Stored records
════

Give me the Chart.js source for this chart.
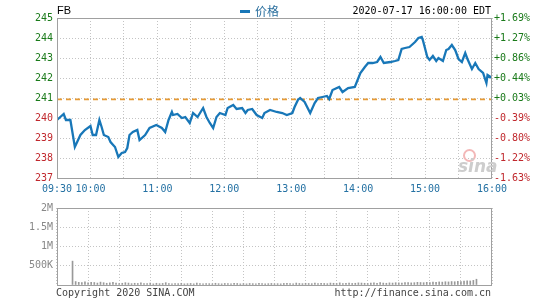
<!DOCTYPE html>
<html>
<head>
<meta charset="utf-8">
<script src="https://cdn.jsdelivr.net/npm/chart.js@4"></script>
<style>
  body { margin: 0; background: #fff; }
  #wrap { position: relative; width: 545px; height: 300px; overflow: hidden; }
  canvas { position: absolute; left: 0; }
  .txt { position: absolute; white-space: nowrap; font: 10px "DejaVu Sans Mono", monospace; line-height: 12px; }
</style>
</head>
<body>
<div id="wrap">
  <canvas id="priceChart" width="545" height="200" style="top:0"></canvas>
  <canvas id="volChart" width="545" height="102" style="top:198px"></canvas>
  <div class="txt" style="left:57px; top:4px; font:11px 'Liberation Sans', Arial, sans-serif; line-height:13px; color:#000">FB</div>
  <div style="position:absolute; left:240px; top:10px; width:10px; height:3px; background:#1877b8"></div>
  <div class="txt" style="left:255px; top:3px; font:12px 'Noto Sans CJK SC', sans-serif; line-height:15px; color:#2a6f9e">价格</div>
  <div class="txt" style="right:54px; top:5px; color:#000">2020-07-17 16:00:00 EDT</div>
  <div style="position:absolute; left:463px; top:149px; width:9px; height:9px; border:2px solid #f3b8b8; border-radius:50%"></div>
  <div class="txt" style="left:458px; top:156px; font:italic bold 17px 'DejaVu Sans', sans-serif; line-height:20px; color:#cdcdcd">sina</div>
  <div class="txt" style="left:56px; top:287px; color:#444">Copyright 2020 SINA.COM</div>
  <div class="txt" style="right:54px; top:287px; color:#444">http://finance.sina.com.cn</div>
</div>
<script>
// minutes after 09:30
const priceTimes = [0, 6, 8, 12, 16, 21, 25, 30, 32, 35, 38, 40, 42, 46, 48, 52, 55, 58, 61, 63,
  65, 68, 72, 74, 79, 83, 89, 94, 97, 100, 103, 104, 108, 112, 115, 119, 122, 126, 131, 134,
  137, 140, 143, 146, 151, 153, 158, 161, 166, 169, 171, 175, 179, 184, 186, 191, 197, 202, 206, 211,
  213, 216, 218, 222, 227, 231, 234, 238, 242, 244, 247, 253, 256, 261, 267, 272, 276, 279, 283, 287,
  290, 293, 299, 303, 306, 309, 312, 316, 321, 324, 327, 328, 332, 334, 337, 340, 342, 346, 349, 351,
  354, 357, 360, 363, 366, 368, 372, 375, 378, 382, 385, 386, 390];
const prices = [239.9, 240.2, 239.9, 239.9, 238.55, 239.15, 239.4, 239.6, 239.15, 239.15, 239.9, 239.55, 239.15, 239.05, 238.8, 238.55, 238.05, 238.25, 238.3, 238.5,
  239.15, 239.3, 239.4, 238.9, 239.15, 239.5, 239.65, 239.5, 239.3, 239.9, 240.3, 240.15, 240.2, 240.0, 240.05, 239.75, 240.25, 240.05, 240.5, 240.05,
  239.75, 239.5, 240.05, 240.25, 240.15, 240.5, 240.65, 240.45, 240.5, 240.25, 240.4, 240.45, 240.15, 240.0, 240.25, 240.4, 240.3, 240.25, 240.15, 240.25,
  240.55, 240.9, 241.0, 240.8, 240.25, 240.75, 241.0, 241.05, 241.1, 240.95, 241.4, 241.55, 241.3, 241.5, 241.55, 242.25, 242.55, 242.75, 242.75, 242.8,
  243.05, 242.75, 242.8, 242.85, 242.9, 243.45, 243.5, 243.55, 243.8, 244.0, 244.05, 243.9, 243.05, 242.9, 243.1, 242.85, 243.0, 242.85, 243.4, 243.45,
  243.65, 243.4, 242.95, 242.8, 243.25, 242.95, 242.45, 242.75, 242.45, 242.25, 241.75, 242.15, 242.0];
const prevClose = 240.93;

// volume in K shares, one bar every 3 minutes
const volStep = 3;
const volumes = [620, 90, 70, 60, 80, 55, 70, 65, 50, 75,
  60, 45, 55, 70, 50, 40, 45, 60, 50, 35,
  45, 40, 55, 35, 40, 50, 30, 45, 35, 40,
  60, 35, 30, 40, 35, 45, 30, 35, 40, 30,
  50, 35, 30, 40, 35, 30, 45, 35, 30, 40,
  35, 30, 45, 40, 30, 35, 30, 40, 35, 30,
  45, 35, 30, 35, 40, 30, 35, 30, 40, 45,
  35, 30, 50, 40, 35, 45, 40, 35, 50, 40,
  45, 40, 35, 50, 45, 40, 55, 40, 45, 50,
  40, 45, 55, 50, 45, 40, 50, 55, 45, 60,
  50, 45, 55, 50, 60, 55, 50, 60, 65, 55,
  60, 70, 65, 60, 70, 65, 75, 70, 80, 75,
  85, 80, 90, 85, 95, 90, 100, 110, 105, 120,
  150];

const GREEN = '#1a7a1a', RED = '#c0282d', GRID = '#c4c4c4';
const mono = { family: '"DejaVu Sans Mono", monospace', size: 10 };

const frame = {
  id: 'frame',
  afterDraw(chart) {
    const a = chart.chartArea, c = chart.ctx;
    c.save();
    c.strokeStyle = '#a0a0a0';
    c.lineWidth = 1;
    c.strokeRect(a.left + 0.5, a.top + 0.5, a.right - a.left - 1, a.bottom - a.top);
    c.restore();
  }
};

function timeLabel(v) {
  if (v === 0) return '09:30';
  if ((v - 30) % 60 === 0) return String(10 + (v - 30) / 60).padStart(2, '0') + ':00';
  return '';
}

function xScale(showTicks, h) {
  return {
    type: 'linear', min: 0, max: 390,
    ticks: { stepSize: 30, autoSkip: false, maxRotation: 0, display: showTicks, padding: 5,
      color: '#2471a3', font: mono, callback: timeLabel },
    grid: { color: GRID, drawTicks: false },
    border: { display: false, dash: [1, 2] },
    afterFit: s => { s.height = h; }
  };
}

const pctColor = ctx => ctx.tick.value > prevClose ? GREEN : RED;

new Chart(document.getElementById('priceChart'), {
  type: 'line',
  data: {
    datasets: [{
      data: priceTimes.map((t, i) => ({ x: t, y: prices[i] })),
      borderColor: '#1877b8', borderWidth: 2.3, pointRadius: 0, tension: 0
    }, {
      data: [{ x: 0, y: prevClose }, { x: 390, y: prevClose }],
      borderColor: '#e69a35', borderWidth: 1.6, borderDash: [5, 4], pointRadius: 0
    }]
  },
  options: {
    responsive: false, animation: false,
    layout: { padding: { top: 18, left: 0, right: 0, bottom: 0 } },
    plugins: { legend: { display: false }, tooltip: { enabled: false } },
    scales: {
      x: xScale(true, 22),
      y: {
        position: 'left', min: 237, max: 245,
        ticks: { stepSize: 1, padding: 4, color: pctColor, font: mono },
        grid: { color: GRID, drawTicks: false },
        border: { display: false, dash: [1, 2] },
        afterFit: s => { s.width = 57; }
      },
      y2: {
        position: 'right', min: 237, max: 245,
        ticks: { stepSize: 1, padding: 2, color: pctColor, font: mono,
          callback: v => { const p = (v - prevClose) / prevClose * 100; return (p >= 0 ? '+' : '-') + Math.abs(p).toFixed(2) + '%'; } },
        grid: { drawOnChartArea: false, drawTicks: false },
        border: { display: false },
        afterFit: s => { s.width = 53; }
      }
    }
  },
  plugins: [frame]
});

new Chart(document.getElementById('volChart'), {
  type: 'bar',
  data: {
    datasets: [{
      data: volumes.map((v, i) => ({ x: i * volStep, y: v })),
      backgroundColor: '#999', barThickness: 1
    }]
  },
  options: {
    responsive: false, animation: false,
    layout: { padding: { top: 4, left: 0, right: 53, bottom: 0 } },
    plugins: { legend: { display: false }, tooltip: { enabled: false } },
    scales: {
      x: xScale(false, 15),
      y: {
        min: 0, max: 2000,
        ticks: { stepSize: 500, padding: 4, color: '#888', font: mono,
          callback: v => v === 0 ? '' : (v >= 1000 ? (v / 1000) + 'M' : v + 'K') },
        grid: { color: GRID, drawTicks: false },
        border: { display: false, dash: [1, 2] },
        afterFit: s => { s.width = 57; }
      }
    }
  },
  plugins: [frame]
});
</script>
</body>
</html>
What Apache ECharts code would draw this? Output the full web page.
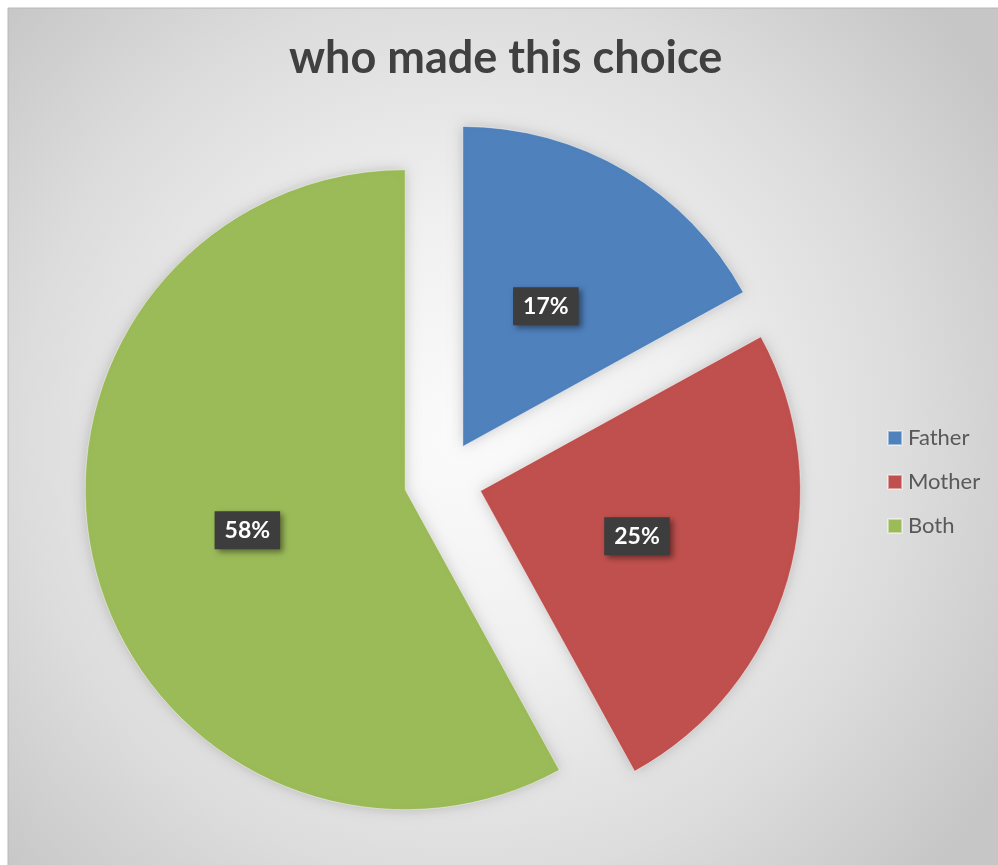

════

## Set problem:
Search the data above for the string "this" and return every line that has it.

## Problem solution:
Give me the Chart.js source for this chart.
What Apache ECharts code would draw this? Output the full web page.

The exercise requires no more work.